Reichert: Wir haben hier definitiv eine soziale Verantwortung für ganz junge Menschen, die aus allen Teilen Europas zu uns kommen und sich in vorderstem Sinne auf ihr Talent und ihren Sport konzentrieren wollen. Das bedeutet, dass wir sie so gut wie möglich im Alltag unterstützen. Anders würde das nicht funktionieren. Das beginnt beim Ernährungsplan und reicht hin zu administrativen Sachen, sei es jetzt das Beantragen der Steuernummer oder die Krankenversicherung. Wir würden gerne in der Zukunft, ähnlich wie im Fußball, mit der Gesamtschule Berger Feld auch hier zusammenarbeiten, damit die Jungs dort ihr Abitur machen können.
zdfsport.de: Wo geht die Reise hin für den E-Sport in Zukunft?
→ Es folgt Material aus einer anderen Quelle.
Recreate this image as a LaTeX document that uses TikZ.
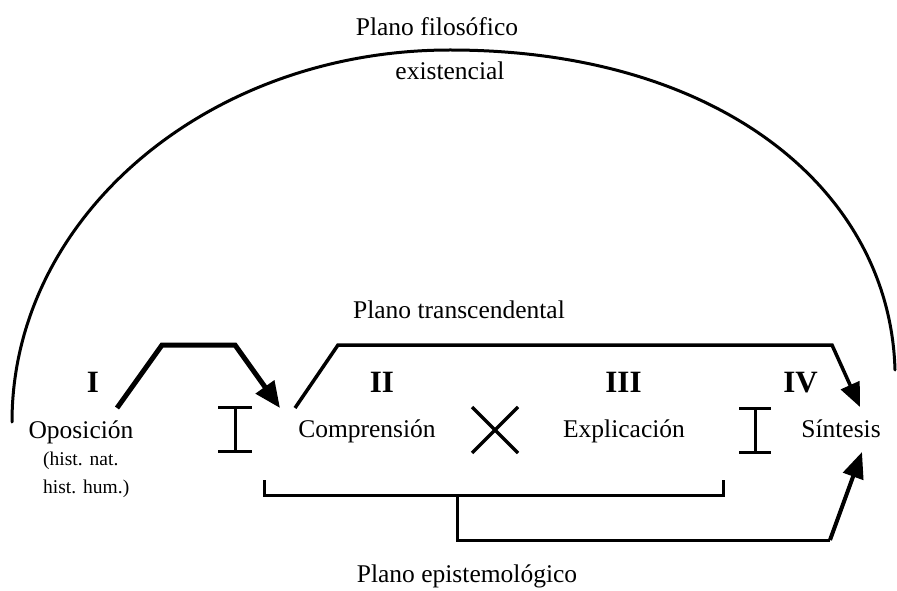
\documentclass[tikz,border=0pt]{standalone}
\usepackage{fontspec}
\setmainfont{Liberation Serif}
\usetikzlibrary{arrows.meta}
\begin{document}
\begin{tikzpicture}[x=1pt,y=1pt,
  lbl/.style={inner sep=0pt,anchor=base,font=\fontsize{25.5}{30}\selectfont},
  num/.style={inner sep=0pt,anchor=base,font=\fontsize{31}{36}\selectfont\bfseries},
  small/.style={inner sep=0pt,anchor=base west,font=\fontsize{19.5}{24}\selectfont},
  thickarrow/.style={line width=5pt,-{Triangle[length=26pt,width=22pt]}},
  medarrow/.style={line width=3.5pt,-{Triangle[length=24pt,width=20pt]}},
  brack/.style={line width=3pt},
  oppbar/.style={line width=3pt}
]
\useasboundingbox (0,0) rectangle (897,590);
% texts
\node[lbl] (filo) at (437,554) {Plano filosófico};
\node[lbl] (exis) at (450,510) {existencial};
\node[lbl] (trans) at (459,272) {Plano transcendental};
\node[lbl] (epis) at (467,8) {Plano epistemológico};
\node[num] (nI) at (93,198) {I};
\node[num] (nII) at (382,198) {II};
\node[num] (nIII) at (623.5,198) {III};
\node[num] (nIV) at (800.5,198) {IV};
\node[lbl] (opo) at (81,152) {Oposición};
\node[small] (hn) at (43,125) {(hist.\hspace{7pt}nat.};
\node[small] (hh) at (43,97) {hist.\hspace{7pt}hum.)};
\node[lbl] (comp) at (367,153) {Comprensión};
\node[lbl] (expl) at (624,153) {Explicación};
\node[lbl] (sint) at (841,153) {Síntesis};
% great arc
\coordinate (arcL) at (12,168);
\coordinate (arcT) at (450,540);
\coordinate (arcR) at (895,220);
\draw[line width=3pt,line cap=round] (arcL) arc[start angle=180,end angle=90,x radius=438pt,y radius=372pt]
  .. controls (720,540) and (890,400) .. (arcR);
% opposition bars
\coordinate (ob1t) at (235,183); \coordinate (ob1b) at (235,139);
\draw[oppbar] (ob1t) -- (ob1b);
\draw[oppbar] ([xshift=-17pt]ob1t) -- ([xshift=17pt]ob1t);
\draw[oppbar] ([xshift=-17pt]ob1b) -- ([xshift=17pt]ob1b);
\coordinate (ob2t) at (755,182); \coordinate (ob2b) at (755,138);
\draw[oppbar] (ob2t) -- (ob2b);
\draw[oppbar] ([xshift=-16pt]ob2t) -- ([xshift=16pt]ob2t);
\draw[oppbar] ([xshift=-16pt]ob2b) -- ([xshift=16pt]ob2b);
% cross
\coordinate (cx) at (495,160);
\draw[line width=3.5pt] ([shift={(-23,23)}]cx) -- ([shift={(23,-23)}]cx);
\draw[line width=3.5pt] ([shift={(-23,-23)}]cx) -- ([shift={(23,23)}]cx);
% arrow I -> II
\coordinate (a1s) at (117,182); \coordinate (a1a) at (162,245);
\coordinate (a1b) at (235,245); \coordinate (a1e) at (280,182);
\draw[thickarrow,line join=miter] (a1s) -- (a1a) -- (a1b) -- (a1e);
% arrow II -> IV
\coordinate (a2s) at (295,182); \coordinate (a2a) at (338,245);
\coordinate (a2b) at (832,245); \coordinate (a2e) at (860,183);
\draw[medarrow,line join=miter] (a2s) -- (a2a) -- (a2b) -- (a2e);
% bracket
\coordinate (bl) at (264,110); \coordinate (blb) at (264,95);
\coordinate (brb) at (723,95); \coordinate (br) at (723,110);
\draw[brack] (bl) -- (blb) -- (brb) -- (br);
\coordinate (dm) at (457,95); \coordinate (dmb) at (457,50);
\coordinate (dr) at (830,50); \coordinate (de) at (862,138);
\draw[brack] (dm) -- (dmb) -- (dr);
\draw[line width=4pt,-{Triangle[length=26pt,width=21pt]}] (dr) -- (de);
\end{tikzpicture}
\end{document}
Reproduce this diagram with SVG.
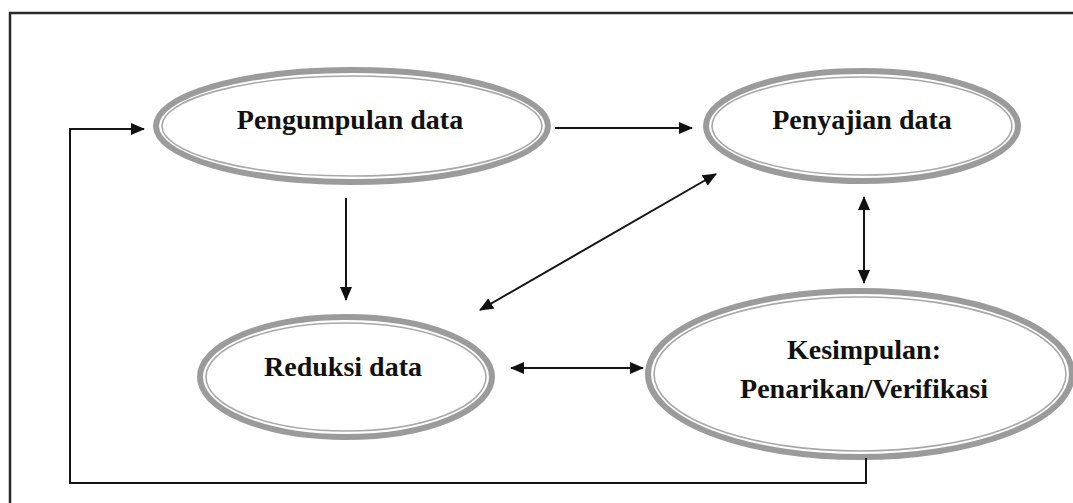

Reichert: Ich bin mir ziemlich sicher, dass noch Dinge kommen, die wir uns derzeit nicht vorstellen können. Das wird so faszinierend sein, dass kein Weg daran vorbei geht, dass es riesig wird - seien es nun Dinge wie Virtual Reality oder Augmented Reality. Es wird eine neue Form des digitalen Sportwesens entstehen. Es gibt ja keine physikalischen oder materiellen Grenzen.
zdfsport.de: Welche Tipps können Sie einem jungen Menschen geben, der in den professionellen E-Sport strebt?
Reichert: Wenn man spielt, sollte man immer mit einem Ziel spielen, sonst entwickelt man sich nicht weiter. Natürlich sollte man sich anschauen, wie die Profis zu Werke gehen. Wichtig sind aber vor allem Ziele, seien es nun bestimmte Skills, die man lernen will, oder bestimmte Ranglistenplätze auf den Ladders. Wenn man es in solchen Rankings schafft, sich nach vorne zu arbeiten, werden zwangsläufig Organisationen auf einen aufmerksam.